Question

A motorboat heads upstream a distance of 30 km on a river whose current is running at 5km/hr. The trip up and back takes 4 hours. Write a quadratic equation to find the speed of the boat.

Answer 1

Hint: We will assume the speed of the boat to be \[x\]. We will find the time taken to go upstream and the time taken to come downstream in terms of \[x\]. We will add the time and equate it with 4 which is the total time taken. We will simplify the expression to obtain a quadratic equation for the speed of the boat.

Formulas used:
1.\[{\rm{time}} = \dfrac{{{\rm{distance}}}}{{{\rm{speed}}}}\]
2.\[\left( {a + b} \right)\left( {a - b} \right) = {a^2} - {b^2}\]

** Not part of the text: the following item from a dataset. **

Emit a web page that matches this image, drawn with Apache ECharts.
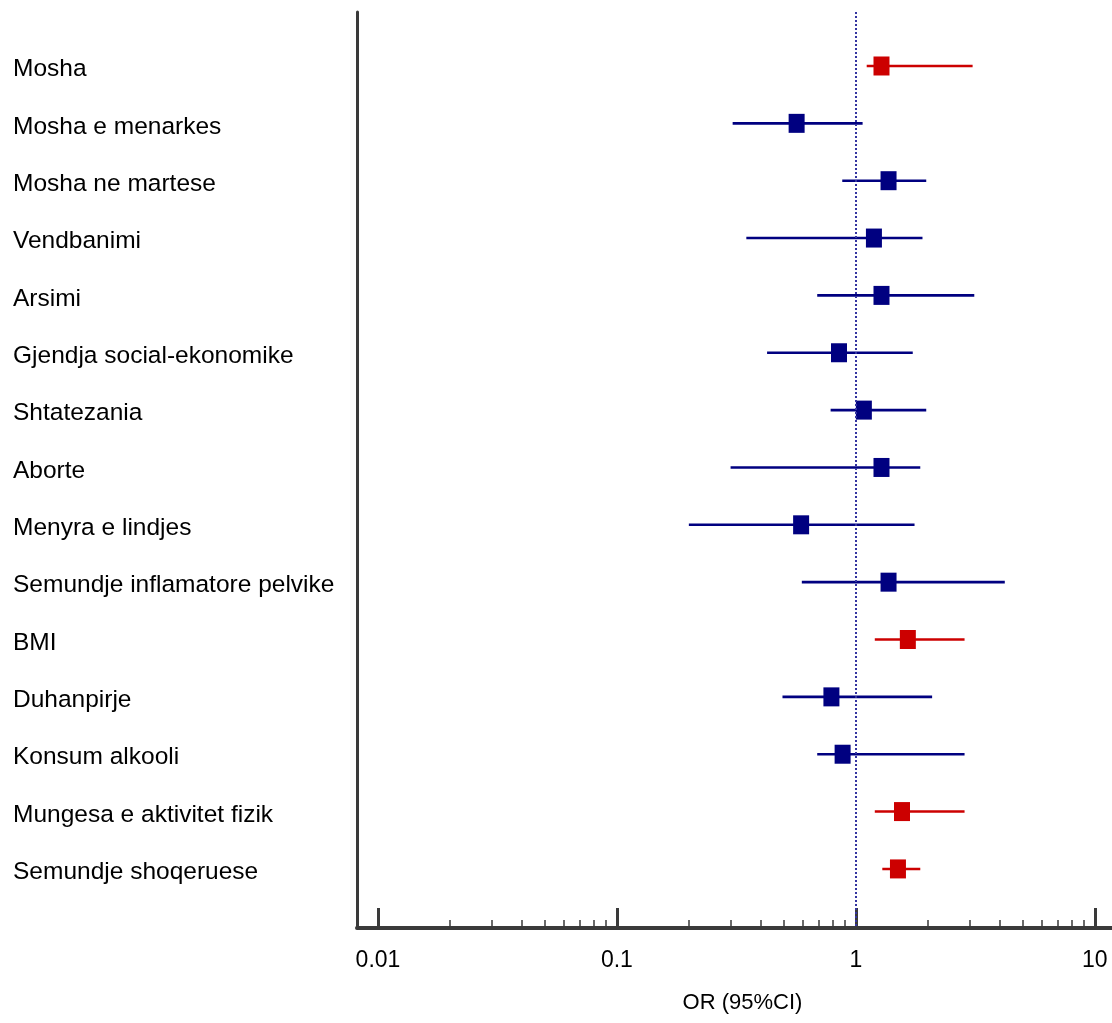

Complete step-by-step answer:
We will assume that the speed of the boat is \[x\] km/hr.
We know that the speed of the boat while going upstream will be \[\left( {x - 5} \right){\rm{km/hr}}\]
We will assume that the boat took \[{t_1}\] hours to travel 30 Km upstream.
We will find \[{t_1}\] by substituting \[\left( {x - 5} \right)\] for speed and 30 for distance in the formula for time:
\[{t_1} = \dfrac{{30}}{{x - 5}}\]
We know that the speed of the boat while going downstream will be \[\left( {x + 5} \right){\rm{km/hr}}\]
We will assume that the boat took \[{t_2}\] hours to travel 30 Km downstream.
We will find \[{t_2}\] by substituting \[\left( {x + 5} \right)\] for speed and 30 for distance in the formula for time:
\[{t_2} = \dfrac{{30}}{{x + 5}}\]
We know that the total time taken is 4 hours:
\[{t_1} + {t_2} = 4\]
We will substitute \[\dfrac{{30}}{{x - 5}}\] for \[{t_1}\] and \[\dfrac{{30}}{{x + 5}}\] for \[{t_2}\] in the above equation:
\[\Rightarrow \dfrac{{30}}{{x - 5}} + \dfrac{{30}}{{x + 5}} = 4\]
We will take L.C.M of the denominators of the fractions on the left-hand side:
\[\dfrac{{30\left( {x + 5} \right) + 30\left( {x - 5} \right)}}{{\left( {x + 5} \right)\left( {x - 5} \right)}} = 4\]
We will substitute \[x\] for \[a\] and 5 for \[b\] in the 2nd formula. We will simplify the numerator and denominator:
\[\Rightarrow \dfrac{{30 \cdot x + 30 \cdot 5 + 30 \cdot x - 30 \cdot 5}}{{{x^2} - {5^2}}} = 4\\
\Rightarrow \dfrac{{60x}}{{{x^2} - {5^2}}} = 4\]
We will cross multiply the denominator on the left-hand side with the numerator on the right-hand side:
\[\Rightarrow 60x = 4\left( {{x^2} - 25} \right)\\
\Rightarrow 60x = 4{x^2} - 100\]
We will subtract \[60x\] from both sides of the equation:
\[\Rightarrow 60x - 60x = 4{x^2} - 60x - 100\\
\Rightarrow 0 = 4{x^2} - 60x - 100\]
We will divide the whole equation by 4:
\[ \Rightarrow \dfrac{0}{4} = \dfrac{{4{x^2} - 60x - 100}}{4}\\
\Rightarrow 0 = {x^2} - 15x - 25\]

Note: We know that a quadratic equation is an equation in which the power of the variable is 2. We know that the standard form of a quadratic equation is \[a{x^2} + bx + c = 0\] where \[a \ne 0\]. Here, the value of \[a\] is 1, the value of \[b\] is \[ - 15\] and the value of \[c\] is \[ - 25\].